AAMI News November 2017
Biomed–Nursing Partnership Has Lasting Impact
Steve Vanderzee is the system director for clinical engineering at Advocate Health Care in Downers Grove, IL. He wrote this article in memory of Donna Currie, Advocate’s system director for infection control, who recently died as a result of a debilitating kidney disease.
It was an emotional process to write this article, and it has me wondering why we wait to acknowledge someone’s contributions and friendship until after they’re gone.
Donna wanted to co-author a document to share the process we developed between our departments—Clinical Engineering (CE) and Patient Safety. She and I both felt that what we started is a best practice. So, I am hoping this article will somehow find its way to where I know she is at peace.
Promoting Patient Safety
At Advocate Health Care, we are working toward achieving zero serious safety events by 2020. This journey has involved making many changes to how we look at safety, as well as in our safety culture. A significant change has been implementing a weekly system-focused safety huddle. Donna and I realized early on that we could benefit from meeting more often, assuming that maybe over time these meetings would become less frequent.
As a result, we started meeting twice a week in addition to the weekly systemsafety huddle. During these meetings, w ewould reflect on the previous week and anticipate what would occur in the future. Many times, this was a quick meeting, less than 10 minutes; other times, it lasted 30 minutes with additional follow-ups.
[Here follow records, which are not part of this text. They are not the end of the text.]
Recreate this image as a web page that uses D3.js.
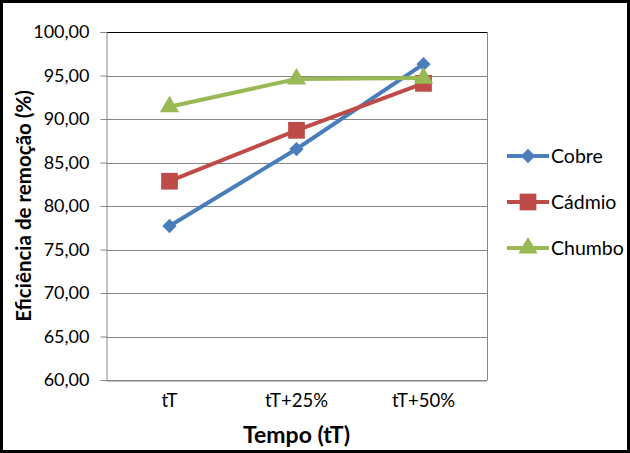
<!DOCTYPE html>
<html>
<head>
<meta charset="utf-8">
<script src="https://cdn.jsdelivr.net/npm/d3@7"></script>
<style>
  body { margin: 0; background: #fff; }
  svg { display: block; font-family: Lato, "Open Sans", sans-serif; }
</style>
</head>
<body>
<script>
const categories = ["tT", "tT+25%", "tT+50%"];
const seriesNames = ["Cobre", "Cádmio", "Chumbo"];
const cobre = [77.7, 86.55, 96.3];
const cadmio = [82.85, 88.7, 94.1];
const chumbo = [91.4, 94.6, 94.7];
const yTicks = [60, 65, 70, 75, 80, 85, 90, 95, 100];

const width = 630;
const height = 453;
const margin = { left: 106, right: 143, top: 32, bottom: 73 };

const series = [
	{ name: seriesNames[0], values: cobre, color: "#4a7ebb", shape: "diamond" },
	{ name: seriesNames[1], values: cadmio, color: "#be4b48", shape: "square" },
	{ name: seriesNames[2], values: chumbo, color: "#98b954", shape: "triangle" },
];

const svg = d3
	.select("body")
	.append("svg")
	.attr("width", width)
	.attr("height", height);

svg
	.append("rect")
	.attr("x", 1.5)
	.attr("y", 1.5)
	.attr("width", width - 3)
	.attr("height", height - 3)
	.attr("fill", "#fff")
	.attr("stroke", "#000")
	.attr("stroke-width", 3);

const x = d3
	.scaleBand()
	.domain(categories)
	.range([margin.left, width - margin.right]);
const y = d3
	.scaleLinear()
	.domain([60, 100])
	.range([height - margin.bottom, margin.top]);

// gridlines
svg
	.append("g")
	.selectAll("line")
	.data(yTicks)
	.enter()
	.append("line")
	.attr("x1", margin.left)
	.attr("x2", width - margin.right)
	.attr("y1", (d) => Math.round(y(d)) + 0.5)
	.attr("y2", (d) => Math.round(y(d)) + 0.5)
	.attr("stroke", (d) => (d === 100 ? "#000" : "#868686"))
	.attr("stroke-width", 1);

// right border of plot area
svg
	.append("line")
	.attr("x1", width - margin.right + 0.5)
	.attr("x2", width - margin.right + 0.5)
	.attr("y1", margin.top)
	.attr("y2", height - margin.bottom)
	.attr("stroke", "#868686");

const yAxis = d3
	.axisLeft(y)
	.tickValues(yTicks)
	.tickSize(6)
	.tickPadding(11)
	.tickFormat((d) => d3.format(".2f")(d).replace(".", ","));

const gy = svg
	.append("g")
	.attr("transform", `translate(${margin.left + 0.5},0)`)
	.call(yAxis);
gy.select(".domain").attr("stroke", "#868686");
gy.selectAll(".tick line").attr("stroke", "#868686");
gy.selectAll(".tick text")
	.attr("font-size", 18)
	.attr("fill", "#000")
	.attr("font-family", "Lato, 'Open Sans', sans-serif");

const xAxis = d3.axisBottom(x).tickSize(0).tickPadding(13);
const gx = svg
	.append("g")
	.attr("transform", `translate(0,${height - margin.bottom + 0.5})`)
	.call(xAxis);
gx.select(".domain").attr("stroke", "#868686");
gx.selectAll(".tick text")
	.attr("font-size", 18.5)
	.attr("fill", "#000")
	.attr("font-family", "Lato, 'Open Sans', sans-serif");

const line = d3
	.line()
	.x((d, i) => x(categories[i]) + x.bandwidth() / 2)
	.y((d) => y(d));

const symbolFor = (shape) => {
	if (shape === "diamond") return d3.symbol().type(d3.symbolDiamond2).size(130);
	if (shape === "square") return d3.symbol().type(d3.symbolSquare).size(280);
	return d3.symbol().type(d3.symbolTriangle).size(160);
};

series.forEach((s) => {
	const g = svg.append("g");
	g.append("path")
		.attr("d", line(s.values))
		.attr("fill", "none")
		.attr("stroke", s.color)
		.attr("stroke-width", 4)
		.attr("stroke-linejoin", "round");
	g.selectAll("path.m")
		.data(s.values)
		.enter()
		.append("path")
		.attr("class", "m")
		.attr("d", symbolFor(s.shape))
		.attr("transform", (d, i) => `translate(${x(categories[i]) + x.bandwidth() / 2},${y(d)})`)
		.attr("fill", s.color);
});

// axis titles
svg
	.append("text")
	.attr("x", x(categories[1]) + x.bandwidth() / 2)
	.attr("y", 443)
	.attr("text-anchor", "middle")
	.attr("font-size", 23)
	.attr("font-weight", "bold")
	.text("Tempo (tT)");

svg
	.append("text")
	.attr("transform", `translate(31,${(margin.top + height - margin.bottom) / 2}) rotate(-90)`)
	.attr("text-anchor", "middle")
	.attr("font-size", 20.5)
	.attr("font-weight", "bold")
	.text("Eficiência de remoção (%)");

// legend
const legend = svg.append("g");
const legendY = d3.scalePoint().domain(seriesNames).range([156, 248]);
series.forEach((s) => {
	const ly = legendY(s.name);
	legend
		.append("line")
		.attr("x1", 507)
		.attr("x2", 549)
		.attr("y1", ly)
		.attr("y2", ly)
		.attr("stroke", s.color)
		.attr("stroke-width", 4);
	legend
		.append("path")
		.attr("d", symbolFor(s.shape))
		.attr("transform", `translate(528,${ly})`)
		.attr("fill", s.color);
	legend
		.append("text")
		.attr("x", 551)
		.attr("y", ly)
		.attr("dy", "0.35em")
		.attr("font-size", 19.5)
		.text(s.name);
});
</script>
</body>
</html>
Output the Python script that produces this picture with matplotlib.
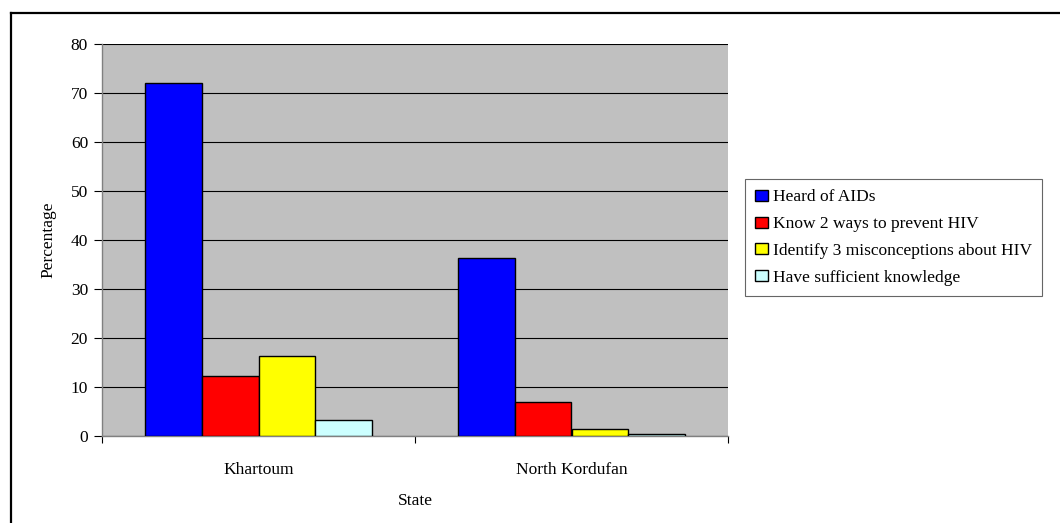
import matplotlib
matplotlib.use("Agg")
import matplotlib.pyplot as plt
import numpy as np
from matplotlib.lines import Line2D
from matplotlib.patches import Patch

plt.rcParams['font.family'] = ['Liberation Serif', 'DejaVu Serif']

states = ["Khartoum", "North Kordufan"]
series_names = [
    "Heard of AIDs",
    "Know 2 ways to prevent HIV",
    "Identify 3 misconceptions about HIV",
    "Have sufficient knowledge",
]
heard_of_aids = [72.0, 36.3]
know_two_ways = [12.2, 6.9]
misconceptions = [16.3, 1.4]
sufficient_knowledge = [3.3, 0.3]
y_ticks = [0, 10, 20, 30, 40, 50, 60, 70, 80]

series_values = [heard_of_aids, know_two_ways, misconceptions, sufficient_knowledge]
colors = ["#0000FF", "#FF0000", "#FFFF00", "#CCFFFF"]

FS = 12.5

W, H = 1060, 523
fig = plt.figure(figsize=(W / 100, H / 100), dpi=100)
fig.patch.set_facecolor("white")

# plot area in pixel coordinates
left, right, top, bottom = 102, 728, 43.7, 435.7
ax = fig.add_axes([left / W, 1 - bottom / H, (right - left) / W, (bottom - top) / H])
ax.set_facecolor("#C0C0C0")

n = len(series_values)
bar_w = 1 / 5.5
x = np.arange(len(states))
for i, (vals, col, name) in enumerate(zip(series_values, colors, series_names)):
    offs = (i - (n - 1) / 2) * bar_w
    ax.bar(x + offs, vals, width=bar_w, color=col, edgecolor="black",
           linewidth=1.0, label=name, zorder=3)

ax.set_xlim(-0.5, len(states) - 0.5)
ax.set_ylim(0, 80)
ax.set_yticks(y_ticks)
ax.set_yticklabels([str(t) for t in y_ticks], fontsize=FS)
ax.yaxis.grid(True, color="black", linewidth=0.8, zorder=1)
ax.set_axisbelow(True)

# category labels centred, tick marks at category boundaries
ax.set_xticks(x)
ax.set_xticklabels(states, fontsize=FS)
ax.tick_params(axis="x", which="major", length=0, pad=19)
ax.set_xticks(np.arange(-0.5, len(states), 1.0), minor=True)
ax.tick_params(axis="x", which="minor", length=5, width=0.8, direction="out", color="black")
ax.tick_params(axis="y", length=6, width=0.8, direction="out", pad=4)

for side in ["top", "right"]:
    ax.spines[side].set_visible(False)
ax.spines["left"].set_color("#808080")
ax.spines["bottom"].set_color("#808080")
ax.spines["left"].set_linewidth(1.0)
ax.spines["bottom"].set_linewidth(1.0)

ax.set_ylabel("Percentage", fontsize=FS, labelpad=10)
ax.set_xlabel("State", fontsize=FS, labelpad=11)

# outer chart frame
fig.add_artist(Line2D([10.5 / W, 10.5 / W], [0, 1 - 12.5 / H], transform=fig.transFigure,
                      color="black", linewidth=1.6))
fig.add_artist(Line2D([10.5 / W, 1.0], [1 - 12.5 / H, 1 - 12.5 / H], transform=fig.transFigure,
                      color="black", linewidth=1.6))

handles = [Patch(facecolor=c, edgecolor="black", linewidth=1.0) for c in colors]
leg = fig.legend(handles, series_names, loc="upper left",
                 bbox_to_anchor=(745 / W, 1 - 179 / H),
                 fontsize=FS, frameon=True, fancybox=False,
                 handlelength=0.7, handleheight=0.6, handletextpad=0.3,
                 labelspacing=0.62, borderpad=0.6, borderaxespad=0)
leg.get_frame().set_edgecolor("#404040")
leg.get_frame().set_linewidth(0.8)

fig.savefig("out.png", dpi=100, facecolor="white")
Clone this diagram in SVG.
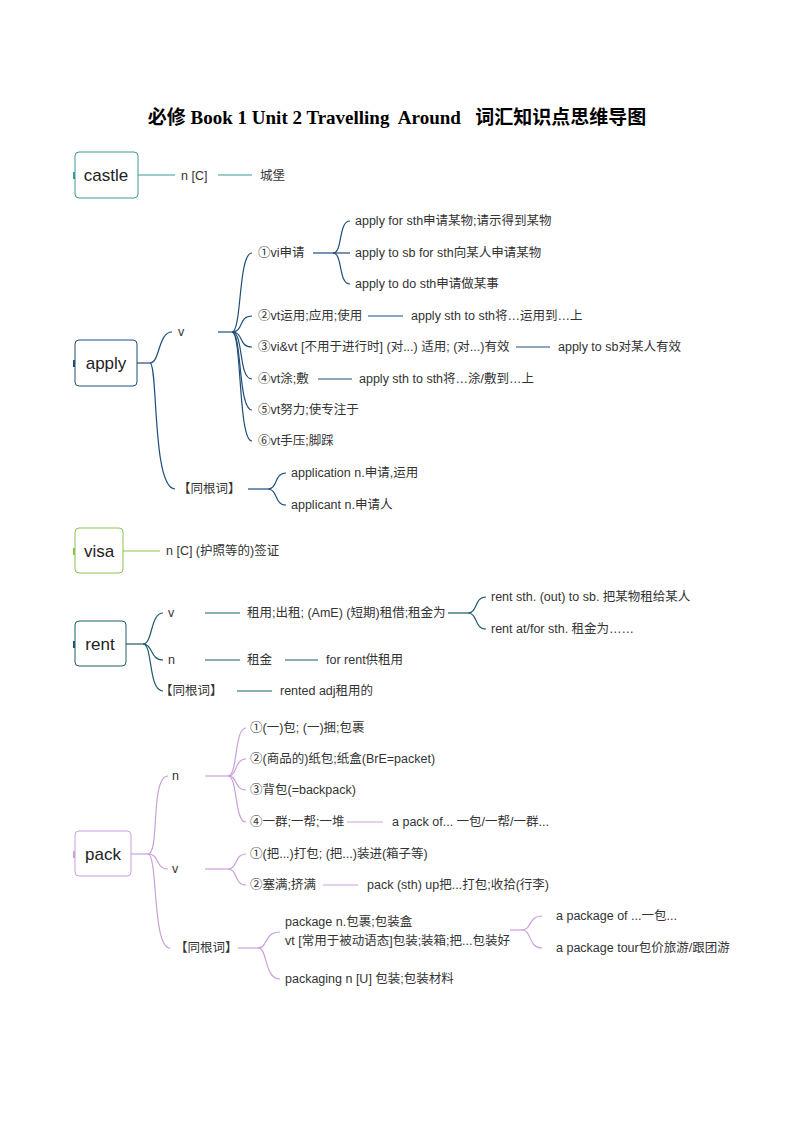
<svg xmlns="http://www.w3.org/2000/svg" width="794" height="1123" viewBox="0 0 794 1123">
<style>
text{font-family:"Liberation Sans","Noto Sans CJK SC",sans-serif;font-size:12.5px;fill:#333}
.t{font-family:"Liberation Serif","Noto Sans CJK SC",serif;font-size:19px;font-weight:bold;fill:#000}
.m{font-size:17px;fill:#222}
.box{fill:#fff;stroke-width:1}
path,line{fill:none;stroke-width:1.2}
.c1{stroke:#3a9a9a}.c2{stroke:#1f4e79}.c3{stroke:#8bc34a}.c4{stroke:#1e5a6a}.c5{stroke:#c9a0dc}
</style>
<rect width="794" height="1123" fill="#fff"/>
<text class="t" x="397" y="124" text-anchor="middle" xml:space="preserve">必修 Book 1 Unit 2 Travelling  Around   词汇知识点思维导图</text>
<g id="connectors">
<line class="c1" x1="138" y1="175" x2="175" y2="175"/><line class="c1" x1="218" y1="175" x2="252" y2="175"/>
<g class="c2">
<path d="M137 363H150"/><path d="M150 363C160 363 158 332 172 332"/><path d="M150 363C158 363 152 489 175 489"/>
<path d="M218 332H232"/>
<path d="M232 332C242 332 238 253 252 253"/><path d="M232 332C244 332 238 316 252 316"/><path d="M232 332C244 332 238 347 252 347"/><path d="M232 332C244 332 238 379 252 379"/><path d="M232 332C242 332 238 410 252 410"/><path d="M232 332C242 332 238 441 252 441"/>
<path d="M313 253H333"/><path d="M333 253C343 253 338 221 350 221"/><path d="M333 253H350"/><path d="M333 253C343 253 338 284 350 284"/>
<path d="M368 316H403"/><path d="M516 347H550"/><path d="M318 379H352"/>
<path d="M248 489H268"/><path d="M268 489C278 489 274 473 286 473"/><path d="M268 489C278 489 274 505 286 505"/>
</g>
<line class="c3" x1="123" y1="551" x2="160" y2="551"/>
<g class="c4">
<path d="M126 644H143"/><path d="M143 644C153 644 150 613 163 613"/><path d="M143 644C153 644 150 660 163 660"/><path d="M143 644C153 644 148 691 163 691"/>
<path d="M205 613H240"/><path d="M205 660H240"/><path d="M285 660H318"/><path d="M237 691H272"/>
<path d="M448 613H468"/><path d="M468 613C478 613 474 597 486 597"/><path d="M468 613C478 613 474 629 486 629"/>
</g>
<g class="c5">
<path d="M131 854H148"/><path d="M148 854C160 854 150 776 168 776"/><path d="M148 854C160 854 155 869 168 869"/><path d="M148 854C158 854 152 948 170 948"/>
<path d="M205 776H228"/><path d="M228 776C238 776 234 728 246 728"/><path d="M228 776C238 776 234 759 246 759"/><path d="M228 776C238 776 234 790 246 790"/><path d="M228 776C238 776 234 822 246 822"/>
<path d="M347 822H383"/>
<path d="M205 869H228"/><path d="M228 869C238 869 234 854 246 854"/><path d="M228 869C238 869 234 885 246 885"/>
<path d="M323 885H358"/>
<path d="M238 948H258"/><path d="M258 948C268 948 264 932 280 932"/><path d="M258 948C268 948 264 979 280 979"/>
<path d="M510 930H522"/><path d="M522 930C532 930 528 916 542 916"/><path d="M522 930C532 930 528 948 542 948"/>
</g>
</g>
<g id="castle"><rect x="73" y="172" width="3" height="7" fill="#3a9a9a"/><rect class="box c1" x="75" y="152" width="63" height="46" rx="4"/><text class="m" x="106" y="181" text-anchor="middle">castle</text><text x="181" y="180">n [C]</text><text x="260" y="180">城堡</text></g>
<g id="apply"><rect x="73" y="360" width="3" height="7" fill="#1f4e79"/><rect class="box c2" x="75" y="340" width="62" height="46" rx="4"/><text class="m" x="106" y="369" text-anchor="middle">apply</text>
<text x="178" y="336">v</text>
<text x="258" y="257">①vi申请</text>
<text x="355" y="225">apply for sth申请某物;请示得到某物</text>
<text x="355" y="257">apply to sb for sth向某人申请某物</text>
<text x="355" y="288">apply to do sth申请做某事</text>
<text x="258" y="320">②vt运用;应用;使用</text><text x="411" y="320">apply sth to sth将…运用到…上</text>
<text x="258" y="351">③vi&amp;vt [不用于进行时] (对...) 适用; (对...)有效</text><text x="558" y="351">apply to sb对某人有效</text>
<text x="258" y="383">④vt涂;敷</text><text x="359" y="383">apply sth to sth将…涂/敷到…上</text>
<text x="258" y="414">⑤vt努力;使专注于</text>
<text x="258" y="445">⑥vt手压;脚踩</text>
<text x="178" y="493">【同根词】</text>
<text x="291" y="477">application n.申请,运用</text>
<text x="291" y="509">applicant n.申请人</text></g>
<g id="visa"><rect x="73" y="548" width="3" height="7" fill="#8bc34a"/><rect class="box c3" x="75" y="528" width="48" height="45" rx="4"/><text class="m" x="99" y="557" text-anchor="middle">visa</text><text x="166" y="555">n [C] (护照等的)签证</text></g>
<g id="rent"><rect x="73" y="641" width="3" height="7" fill="#1e5a6a"/><rect class="box c4" x="75" y="621" width="51" height="45" rx="4"/><text class="m" x="100" y="650" text-anchor="middle">rent</text>
<text x="168" y="617">v</text><text x="247" y="617">租用;出租; (AmE) (短期)租借;租金为</text>
<text x="491" y="601">rent sth. (out) to sb. 把某物租给某人</text><text x="491" y="633">rent at/for sth. 租金为……</text>
<text x="168" y="664">n</text><text x="247" y="664">租金</text><text x="326" y="664">for rent供租用</text>
<text x="160" y="695">【同根词】</text><text x="280" y="695">rented adj租用的</text></g>
<g id="pack"><rect x="73" y="851" width="3" height="7" fill="#c9a0dc"/><rect class="box c5" x="75" y="831" width="56" height="45" rx="4"/><text class="m" x="103" y="860" text-anchor="middle">pack</text>
<text x="172" y="780">n</text>
<text x="250" y="732">①(一)包; (一)捆;包裹</text>
<text x="250" y="763">②(商品的)纸包;纸盒(BrE=packet)</text>
<text x="250" y="794">③背包(=backpack)</text>
<text x="250" y="826">④一群;一帮;一堆</text><text x="392" y="826">a pack of... 一包/一帮/一群...</text>
<text x="172" y="873">v</text>
<text x="250" y="858">①(把...)打包; (把...)装进(箱子等)</text>
<text x="250" y="889">②塞满;挤满</text><text x="367" y="889">pack (sth) up把...打包;收拾(行李)</text>
<text x="175" y="952">【同根词】</text>
<text x="285" y="926">package n.包裹;包装盒</text>
<text x="285" y="945">vt [常用于被动语态]包装;装箱;把...包装好</text>
<text x="285" y="983">packaging n [U] 包装;包装材料</text>
<text x="556" y="920">a package of ...一包...</text>
<text x="556" y="952">a package tour包价旅游/跟团游</text></g>
</svg>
A lot of our focus was on device-specific alert/recall activity. In the past, those of us in the CE Department just managed alerts, assumed we knew the impact on our end users, and rarely had a consistent message or good communication tool.
A Nurse’s Perspective
When we first started meeting, there were many times Donna and I didn’t agree. I still had my CE hat on, and she was always challenging me to “think about our end user, the nurse.” Those who knew Donna know she didn’t hesitate to tell you what she thought. Some would translate that into being confrontational, but for me, it challenged my thinking, and I am grateful she questioned things. My department and I are better because of that questioning attitude.
Donna always brought the nurse’s perspective to the table. So many times we assumed we knew what the nurse was doing or how they were doing it within a specific workflow, only to find out how wrong we were.
She would always encourage us to ask: “What is this going to mean to the nurse?” We often would be so deep in the weeds related to the technical aspects of a recall that we would lose sight of what our end users needed to be aware of. Donna would always remind us that any recommendation we made must be actionable and have minimal impact on nursing. “They already have too many things to do,” she would say.
Donna also was the one who introduced us to the SBAR communication tool, which refers to the situation, background, assessment, and recommendation. The SBAR format focuses the content of a message on what needs to be shared in what’s typically a one-pagedocument.
Although the SBAR tool is commonly used in nursing, this wasn’t something we used in CE. Today, it’s our department’s go-to communication format. We have used it to address equipment recalls and alerts, device-specific user issues, and even executive presentations.
Trust and Respect
Throughout our relationship, Donna and I grew to trust and respect each other’s opinions and developed a strong collaborative relationship. I know our organization wouldn’t be what it is today if not for Donna’s leadership, compassion, and commitment to safety.
I know every organization has at least one Donna Currie. Take the time to recognize him or her before life changes.